- Recorded information -
━━━
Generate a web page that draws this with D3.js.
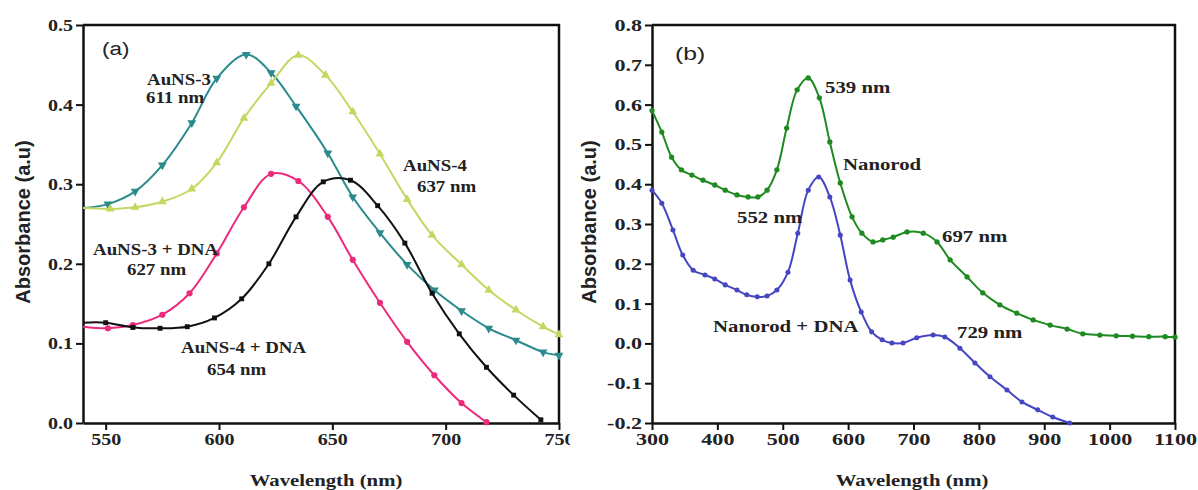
<!DOCTYPE html>
<html>
<head>
<meta charset="utf-8">
<script src="https://cdn.jsdelivr.net/npm/d3@7"></script>
<style>
  body { margin: 0; background: #fff; }
  .tick text { font-family: "Liberation Serif", serif; font-weight: bold; font-size: 17px; fill: #222; }
  .note { font-family: "Liberation Serif", serif; font-weight: bold; font-size: 17px; fill: #222; }
  .xtitle { font-family: "Liberation Serif", serif; font-weight: bold; font-size: 17px; fill: #222; }
  .ytitle { font-family: "Liberation Sans", Arial, sans-serif; font-weight: bold; font-size: 20px; fill: #222; }
  .tag { font-family: "Liberation Sans", Arial, sans-serif; font-size: 19px; fill: #222; }
</style>
</head>
<body>
<script>
// ---- panel (a) data ----
const ticksAX = [550, 600, 650, 700, 750],
	ticksAY = [0, 0.1, 0.2, 0.3, 0.4, 0.5];

const waveA3 = [540, 551, 563, 575, 588, 599, 612, 623, 634, 648, 659, 671, 683, 695, 707, 719, 731, 743, 750],
	absA3 = [0.270, 0.275, 0.291, 0.324, 0.377, 0.433, 0.463, 0.440, 0.398, 0.339, 0.284, 0.239, 0.199, 0.167, 0.141, 0.119, 0.104, 0.089, 0.085];

const waveA4 = [540, 552, 563, 575, 588, 599, 611, 623, 635, 647, 659, 671, 683, 694, 707, 719, 731, 743, 750],
	absA4 = [0.270, 0.269, 0.271, 0.278, 0.294, 0.327, 0.383, 0.427, 0.462, 0.437, 0.391, 0.338, 0.281, 0.236, 0.199, 0.167, 0.142, 0.121, 0.111];

const waveA3dna = [540, 551, 562, 575, 587, 599, 611, 623, 635, 648, 659, 671, 683, 695, 707, 718],
	absA3dna = [0.121, 0.119, 0.123, 0.136, 0.163, 0.213, 0.271, 0.313, 0.304, 0.259, 0.205, 0.151, 0.102, 0.060, 0.025, 0.001];

const waveA4dna = [540, 550, 562, 574, 586, 598, 610, 622, 634, 646, 658, 670, 682, 694, 706, 718, 730, 742],
	absA4dna = [0.126, 0.126, 0.120, 0.119, 0.121, 0.132, 0.156, 0.200, 0.259, 0.303, 0.305, 0.273, 0.226, 0.163, 0.112, 0.070, 0.035, 0.004];

// ---- panel (b) data ----
const ticksBX = [300, 400, 500, 600, 700, 800, 900, 1000, 1100],
	ticksBY = [-0.2, -0.1, 0, 0.1, 0.2, 0.3, 0.4, 0.5, 0.6, 0.7, 0.8];

const waveRod = [300, 315, 330, 345, 361, 378, 396, 412, 430, 447, 462, 476, 491, 506, 522, 539, 556, 572, 588, 606, 621, 638, 653, 669, 690, 715, 736, 756, 782, 806, 832, 858, 883, 909, 935, 959, 985, 1010, 1035, 1060, 1085, 1100],
	absRod = [0.585, 0.531, 0.468, 0.436, 0.423, 0.410, 0.398, 0.385, 0.373, 0.368, 0.368, 0.385, 0.436, 0.541, 0.637, 0.667, 0.617, 0.506, 0.403, 0.318, 0.277, 0.255, 0.260, 0.267, 0.280, 0.277, 0.255, 0.210, 0.167, 0.127, 0.097, 0.076, 0.059, 0.046, 0.036, 0.024, 0.021, 0.019, 0.018, 0.017, 0.017, 0.016];

const waveRodDna = [300, 315, 332, 347, 363, 381, 396, 412, 430, 445, 461, 476, 491, 508, 523, 539, 555, 572, 588, 603, 620, 636, 652, 667, 684, 705, 730, 748, 771, 794, 817, 843, 866, 890, 913, 939],
	absRodDna = [0.385, 0.352, 0.285, 0.222, 0.184, 0.172, 0.162, 0.147, 0.134, 0.122, 0.117, 0.119, 0.134, 0.179, 0.277, 0.385, 0.418, 0.368, 0.272, 0.159, 0.079, 0.029, 0.009, 0.001, 0.001, 0.014, 0.021, 0.016, -0.012, -0.049, -0.084, -0.117, -0.147, -0.167, -0.185, -0.200];

const svg = d3.select("body").append("svg")
	.attr("width", 1198)
	.attr("height", 490);

// clip for panel (a): its "750" label is cut by panel (b) in the original
svg.append("clipPath").attr("id", "clipA")
	.append("rect").attr("x", 0).attr("y", 0).attr("width", 570).attr("height", 490);

function note(g, txt, x, y, sx, cls) {
	g.append("text")
		.attr("class", cls || "note")
		.attr("transform", "translate(" + x + "," + y + ") scale(" + sx + ",1)")
		.text(txt);
}

function drawPanel(p) {
	const g = svg.append("g");
	if (p.clip) g.attr("clip-path", "url(#" + p.clip + ")");

	const x = d3.scaleLinear().domain(p.xdom).range([p.left, p.right]);
	const y = d3.scaleLinear().domain(p.ydom).range([p.bottom, p.top]);

	// frame (top / right)
	g.append("path")
		.attr("d", "M" + p.left + "," + p.top + "H" + p.right + "V" + p.bottom)
		.attr("fill", "none")
		.attr("stroke", "#111")
		.attr("stroke-width", 2.5);

	const xa = g.append("g")
		.attr("transform", "translate(0," + p.bottom + ")")
		.call(d3.axisBottom(x).tickValues(p.xticks).tickSize(7).tickSizeOuter(0).tickPadding(3).tickFormat(d3.format("d")));
	xa.selectAll("text").attr("transform", "scale(" + p.sx + ",1)");

	const ya = g.append("g")
		.attr("transform", "translate(" + p.left + ",0)")
		.call(d3.axisLeft(y).tickValues(p.yticks).tickSize(7).tickSizeOuter(0).tickPadding(3).tickFormat(d => d.toFixed(1)));
	ya.selectAll("text")
		.attr("x", -10 / p.sx)
		.attr("transform", "scale(" + p.sx + ",1)");

	[xa, ya].forEach(a => {
		a.select(".domain").attr("stroke", "#111").attr("stroke-width", 2.5);
		a.selectAll(".tick line").attr("stroke", "#111").attr("stroke-width", 2);
	});

	const line = d3.line()
		.x(d => x(d[0]))
		.y(d => y(d[1]))
		.curve(d3.curveCatmullRom.alpha(0.5));

	p.series.forEach(s => {
		const pts = s.wave.map((w, i) => [w, s.abs[i]]);
		g.append("path")
			.datum(pts)
			.attr("fill", "none")
			.attr("stroke", s.color)
			.attr("stroke-width", 2)
			.attr("d", line);

		const sym = d3.symbol().type(s.symbol).size(s.size);
		g.selectAll(null)
			.data(pts.filter(d => d[0] > p.xdom[0] + 4 || p.markFirst))
			.enter().append("path")
			.attr("d", sym)
			.attr("fill", s.color)
			.attr("transform", d => "translate(" + x(d[0]) + "," + y(d[1]) + ")" + (s.flip ? " rotate(180)" : ""));
	});

	p.notes.forEach(n => note(g, n[0], n[1], n[2], n[3] ? p.sx : p.sx * 16 / 17, n[3]));

	g.append("text")
		.attr("class", "xtitle")
		.attr("text-anchor", "middle")
		.attr("transform", "translate(" + p.xtitleX + ",486) scale(1.22,1)")
		.text("Wavelength (nm)");

	g.append("text")
		.attr("class", "ytitle")
		.attr("text-anchor", "middle")
		.attr("transform", "translate(" + p.ytitleX + ",222) rotate(-90)")
		.text("Absorbance (a.u)");
}

drawPanel({
	clip: "clipA",
	xdom: [540, 750], ydom: [0, 0.5],
	left: 83, right: 559, top: 25, bottom: 423,
	xticks: ticksAX, yticks: ticksAY,
	sx: 1.18, xtitleX: 326, ytitleX: 30,
	markFirst: false,
	series: [
		{ wave: waveA3, abs: absA3, color: "#2b8a8c", symbol: d3.symbolTriangle, size: 34, flip: true },
		{ wave: waveA4, abs: absA4, color: "#c3d862", symbol: d3.symbolTriangle, size: 34 },
		{ wave: waveA3dna, abs: absA3dna, color: "#ec2a7c", symbol: d3.symbolCircle, size: 30 },
		{ wave: waveA4dna, abs: absA4dna, color: "#111111", symbol: d3.symbolSquare, size: 24 }
	],
	notes: [
		["(a)", 102, 55, "tag"],
		["AuNS-3", 147, 85],
		["611 nm", 146, 103],
		["AuNS-4", 403, 171],
		["637 nm", 417, 192],
		["AuNS-3 + DNA", 93, 255],
		["627 nm", 127, 275],
		["AuNS-4 + DNA", 181, 353],
		["654 nm", 207, 375]
	]
});

drawPanel({
	xdom: [300, 1100], ydom: [-0.2, 0.8],
	left: 652, right: 1175, top: 25, bottom: 423,
	xticks: ticksBX, yticks: ticksBY,
	sx: 1.3, xtitleX: 912, ytitleX: 596,
	markFirst: true,
	series: [
		{ wave: waveRod, abs: absRod, color: "#1f8a22", symbol: d3.symbolCircle, size: 22 },
		{ wave: waveRodDna, abs: absRodDna, color: "#4646c2", symbol: d3.symbolCircle, size: 20 }
	],
	notes: [
		["(b)", 675, 60, "tag"],
		["539 nm", 825, 93],
		["Nanorod", 843, 170],
		["552 nm", 737, 223],
		["697 nm", 942, 242],
		["729 nm", 957, 338],
		["Nanorod + DNA", 713, 332]
	]
});
</script>
</body>
</html>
━━━
Go from the first line of the data above to the line containing "ticksAY = [0, 0.1, 0.2, 0.3, 0.4, 0.5];" and retype exactly those lines, both included, but none of the pictures.

- Result of the task -
Generate a web page that draws this with D3.js.
<!DOCTYPE html>
<html>
<head>
<meta charset="utf-8">
<script src="https://cdn.jsdelivr.net/npm/d3@7"></script>
<style>
  body { margin: 0; background: #fff; }
  .tick text { font-family: "Liberation Serif", serif; font-weight: bold; font-size: 17px; fill: #222; }
  .note { font-family: "Liberation Serif", serif; font-weight: bold; font-size: 17px; fill: #222; }
  .xtitle { font-family: "Liberation Serif", serif; font-weight: bold; font-size: 17px; fill: #222; }
  .ytitle { font-family: "Liberation Sans", Arial, sans-serif; font-weight: bold; font-size: 20px; fill: #222; }
  .tag { font-family: "Liberation Sans", Arial, sans-serif; font-size: 19px; fill: #222; }
</style>
</head>
<body>
<script>
// ---- panel (a) data ----
const ticksAX = [550, 600, 650, 700, 750],
	ticksAY = [0, 0.1, 0.2, 0.3, 0.4, 0.5];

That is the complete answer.